Ideas Have Consequences by Richard M. Weaver

Ideas Have Consequences by Richard M. Weaver

Author:Richard M. Weaver [Weaver, Richard M.]
Language: eng
Format: epub, azw3
Tags: Nonfiction
Publisher: University of Chicago Press
Published: 2013-11-04T05:00:00+00:00


6

The Spoiled-Child Psychology

Wherever the typical mass character becomes universal, all higher values are as good as lost.

RAUSCHNING

Having been taught for four centuries, more or less, that his redemption lies through the conquest of nature, man expects his heaven to be spatial and temporal, and, beholding all things through the Great Stereopticon, he expects redemption to be easy of attainment. Only by these facts can we explain the spoiled-child psychology of the urban masses. The scientists have given him the impression that there is nothing he cannot know, and false propagandists have told him that there is nothing he cannot have. Since the prime object of the latter is to appease, he has received concessions at enough points to think that he may obtain what he wishes through complaints and demands. This is but another phase of the rule of desire.

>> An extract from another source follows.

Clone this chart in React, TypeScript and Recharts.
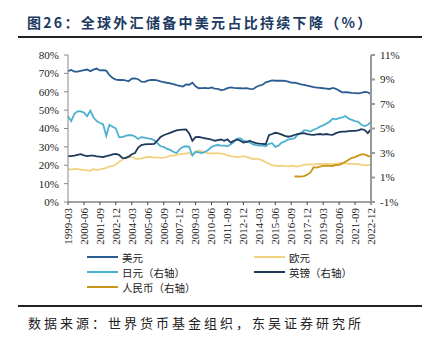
import React from "react";
import { LineChart, Line, XAxis, YAxis } from "recharts";

// quarterly labels 1999-03 .. 2022-12
const quarters: string[] = [];
for (let y = 1999; y <= 2022; y++) {
  for (const m of ["03", "06", "09", "12"]) quarters.push(`${y}-${m}`);
}

// shares, % of allocated reserves
const usd = [
  71.2, 71.9, 71.0, 71.0, 71.4, 71.8, 72.1, 71.2, 72.0, 72.6, 71.6, 71.7,
  71.5, 69.0, 67.5, 66.6, 66.4, 66.5, 66.2, 65.7, 67.2, 67.3, 66.8, 65.5,
  65.4, 66.0, 66.4, 66.5, 66.2, 65.6, 65.3, 64.9, 64.6, 64.2, 63.6, 63.2,
  62.8, 64.0, 63.8, 64.9, 63.0, 61.9, 62.0, 62.1, 61.8, 62.3, 61.7, 61.6,
  60.9, 61.2, 62.0, 62.4, 62.1, 62.0, 61.9, 61.8, 62.0, 61.6, 61.4, 62.6,
  63.4, 63.8, 65.1, 65.6, 66.2, 66.0, 66.0, 66.1, 65.9, 65.5, 65.0, 64.9,
  64.5, 64.0, 63.7, 63.3, 62.9, 62.5, 62.3, 62.1, 61.9, 61.7, 61.5, 62.1,
  61.6, 60.6, 59.7, 59.8, 59.6, 59.4, 59.3, 59.1, 59.4, 59.9, 59.7, 58.6,
];
const eur = [
  18.1, 17.6, 18.0, 17.9, 17.6, 17.5, 17.2, 17.0, 18.0, 17.4, 17.8, 18.1,
  18.6, 19.3, 19.6, 20.3, 21.9, 23.0, 24.0, 24.5, 24.6, 23.6, 23.5, 23.8,
  24.2, 24.5, 24.6, 24.2, 24.3, 24.0, 24.1, 24.5, 25.1, 25.3, 25.6, 26.0,
  26.2, 26.4, 26.7, 25.5, 27.2, 28.0, 27.5, 27.0, 26.5, 26.4, 26.6, 26.5,
  26.3, 26.0, 25.4, 25.0, 24.7, 24.5, 24.6, 24.9, 24.5, 24.0, 23.4, 23.6,
  23.3, 22.5, 21.6, 20.8, 20.0, 19.8, 19.6, 19.8, 19.5, 19.4, 19.6, 19.5,
  19.3, 19.8, 20.2, 20.4, 20.5, 20.5, 20.6, 20.7, 20.6, 20.7, 20.8, 20.6,
  20.8, 21.2, 21.3, 21.2, 20.8, 20.7, 20.6, 20.6, 20.3, 20.1, 20.0, 20.5,
];
const jpy = [
  6.0, 5.6, 6.2, 6.4, 6.4, 6.3, 6.0, 6.45, 5.9, 5.6, 5.45, 5.35,
  4.4, 5.3, 5.15, 5.0, 4.3, 4.3, 4.4, 4.45, 4.45, 4.35, 4.15, 4.3,
  4.25, 4.2, 4.15, 4.05, 3.8, 3.55, 3.5, 3.35, 3.25, 3.1, 3.0, 3.3,
  3.5, 3.55, 3.5, 2.8, 3.1, 3.05, 3.0, 3.1, 3.25, 3.5, 3.6, 3.65,
  3.6, 3.6, 3.55, 3.7, 3.9, 4.15, 4.2, 4.0, 3.95, 3.85, 3.7, 3.65,
  3.6, 3.6, 3.55, 3.75, 3.8, 3.5, 3.6, 3.85, 3.95, 4.1, 4.15, 4.2,
  4.5, 4.6, 4.85, 4.85, 4.75, 4.9, 5.0, 5.15, 5.25, 5.4, 5.55, 5.8,
  5.75, 5.85, 5.9, 6.02, 5.8, 5.7, 5.6, 5.55, 5.3, 5.2, 5.3, 5.55,
];
const gbp = [
  2.75, 2.75, 2.78, 2.85, 2.9, 2.8, 2.75, 2.78, 2.78, 2.72, 2.7, 2.66,
  2.75, 2.8, 2.88, 2.92, 2.85, 2.6, 2.58, 2.7, 2.9, 3.0, 3.45, 3.65,
  3.7, 3.72, 3.72, 3.75, 4.0, 4.3, 4.45, 4.55, 4.65, 4.75, 4.85, 4.88,
  4.9, 4.92, 4.6, 4.0, 4.3, 4.32, 4.25, 4.2, 4.15, 4.1, 4.0, 4.05,
  4.1, 4.0, 4.12, 3.85, 4.0, 4.1, 4.0, 3.85, 3.9, 4.0, 3.88, 3.8,
  3.76, 3.75, 3.72, 4.45, 4.55, 4.65, 4.6, 4.5, 4.4, 4.33, 4.38, 4.47,
  4.55, 4.6, 4.62, 4.55, 4.5, 4.48, 4.52, 4.55, 4.5, 4.55, 4.5, 4.48,
  4.62, 4.7, 4.75, 4.75, 4.78, 4.8, 4.8, 4.85, 4.95, 4.88, 4.62, 4.95,
];
// RMB reported from 2016-12
const cnyStart = "2016-12";
const cny = [
  1.08, 1.08, 1.07, 1.12, 1.23, 1.39, 1.84, 1.8, 1.89, 1.95, 1.97, 1.95, 1.94,
  2.02, 2.03, 2.13, 2.29, 2.45, 2.61, 2.66, 2.79, 2.88, 2.88, 2.76, 2.69,
];

const leftTicks = [0, 10, 20, 30, 40, 50, 60, 70, 80];
const rightTicks = [-1, 1, 3, 5, 7, 9, 11];

const series = [
  { key: "usd", name: "美元", color: "#2c5d91", axis: "left" },
  { key: "eur", name: "欧元", color: "#f1d27f", axis: "left" },
  { key: "jpy", name: "日元（右轴）", color: "#4cb1d0", axis: "right" },
  { key: "gbp", name: "英镑（右轴）", color: "#1d3a5c", axis: "right" },
  { key: "cny", name: "人民币（右轴）", color: "#c9961a", axis: "right" },
];

const c0 = quarters.indexOf(cnyStart);
const data = quarters.map((q, i) => ({
  q,
  usd: usd[i],
  eur: eur[i],
  jpy: jpy[i],
  gbp: gbp[i],
  cny: i >= c0 ? cny[i - c0] : null,
}));

const serif = "'Liberation Serif', 'DejaVu Serif', serif";
const cjk = "'Noto Sans CJK SC', sans-serif";

const XTick = (props: any) => {
  const { x, y, payload } = props;
  return (
    <text
      x={x}
      y={y}
      dy="0.35em"
      transform={`rotate(-90 ${x} ${y})`}
      textAnchor="end"
      fontSize={11}
      fontFamily={serif}
      fill="#222"
    >
      {payload.value}
    </text>
  );
};

export default function App() {
  return (
    <div
      style={{
        position: "absolute",
        left: 0,
        top: 0,
        width: 428,
        height: 345,
        background: "#fff",
      }}
    >
      <div
        style={{
          position: "absolute",
          left: 27,
          top: 12,
          fontFamily: cjk,
          fontWeight: 700,
          fontSize: 14,
          letterSpacing: 2.3,
          color: "#203a62",
          whiteSpace: "nowrap",
        }}
      >
        图26：全球外汇储备中美元占比持续下降（%）
      </div>
      <div
        style={{
          position: "absolute",
          left: 18,
          top: 36,
          width: 404,
          height: 1.5,
          background: "#222",
        }}
      />

      <div style={{ position: "absolute", left: 0, top: 0 }}>
        <LineChart
          width={428}
          height={345}
          data={data}
          margin={{ top: 55, right: 0, bottom: 98, left: 0 }}
        >
          <XAxis
            dataKey="q"
            interval={4}
            tick={<XTick />}
            tickSize={3}
            tickMargin={3}
            height={45}
            stroke="#444"
          />
          <YAxis
            yAxisId="left"
            domain={[0, 80]}
            ticks={leftTicks}
            tickFormatter={(v) => `${v}%`}
            width={68}
            tickSize={4}
            tickMargin={5}
            stroke="#888"
            tick={{ fontSize: 11, fontFamily: serif, fill: "#222" }}
          />
          <YAxis
            yAxisId="right"
            orientation="right"
            domain={[-1, 11]}
            ticks={rightTicks}
            tickFormatter={(v) => `${v}%`}
            width={57}
            tickSize={4}
            tickMargin={5}
            stroke="#999"
            strokeWidth={2}
            tick={{ fontSize: 11, fontFamily: serif, fill: "#222" }}
          />
          {series.map((s) => (
            <Line
              key={s.key}
              yAxisId={s.axis}
              dataKey={s.key}
              type="linear"
              stroke={s.color}
              strokeWidth={1.8}
              dot={false}
              isAnimationActive={false}
            />
          ))}
        </LineChart>
      </div>

      {series.map((s, i) => (
        <div
          key={s.key}
          style={{
            position: "absolute",
            left: i % 2 === 0 ? 87 : 254,
            top: 249 + Math.floor(i / 2) * 15,
            height: 16,
            display: "flex",
            alignItems: "center",
            fontFamily: cjk,
            fontSize: 10.5,
            color: "#222",
            whiteSpace: "nowrap",
          }}
        >
          <span
            style={{
              display: "inline-block",
              width: 31,
              height: 2,
              background: s.color,
              marginRight: 4,
            }}
          />
          {s.name}
        </div>
      ))}

      <div
        style={{
          position: "absolute",
          left: 18,
          top: 305,
          width: 404,
          height: 1.5,
          background: "#222",
        }}
      />
      <div
        style={{
          position: "absolute",
          left: 28,
          top: 313,
          fontFamily: cjk,
          fontSize: 13,
          letterSpacing: 3,
          color: "#222",
          whiteSpace: "nowrap",
        }}
      >
        数据来源：世界货币基金组织，东吴证券研究所
      </div>
    </div>
  );
}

The spoiled child has not been made to see the relationship between effort and reward. He wants things, but he regards payment as an imposition or as an expression of malice by those who withhold for it. His solution, as we shall see, is to abuse those who do not gratify him.

No one can be excused for moral degradation, but we are tempted to say of the urban dweller, as of the heathen, that he never had an opportunity for salvation. He has been exposed so unremittingly to this false interpretation of life that, though we may deplore, we can hardly wonder at the unreasonableness of his demands. He has been given the notion that progress is automatic, and hence he is not prepared to understand impediments; and the right to pursue happiness he has not unnaturally translated into a right to have happiness, like a right to the franchise. If all this had been couched in terms of spiritual insight, the case would be different, but when he is taught that happiness is obtainable in a world limited to surfaces, he is being prepared for that disillusionment and resentment which lay behind the mass psychosis of fascism. He has been told in substance that the world is conditioned, and when unconditioned forces enter to put an end to his idyl, he naturally suffers frustration. His superiors in the hierarchy of technology have practiced an imposition upon him, and in periodic crises he calls them to account.

Let us consider an ordinary man living in Megalopolis. The Stereopticon has so shielded him from sight of the abysses that he conceives the world to be a fairly simple machine, which, with a bit of intelligent tinkering, can be made to go. And going, it turns out comforts and whatever other satisfactions his demagogic leaders have told him he is entitled to. But the mysteries are always intruding, so that even the best designed machine has been unable to effect a continuous operation. No less than his ancestors, he finds himself up against toil and trouble. Since this was not nominated in the bond, he suspects evildoers and takes the childish course of blaming individuals for things inseparable from the human condition.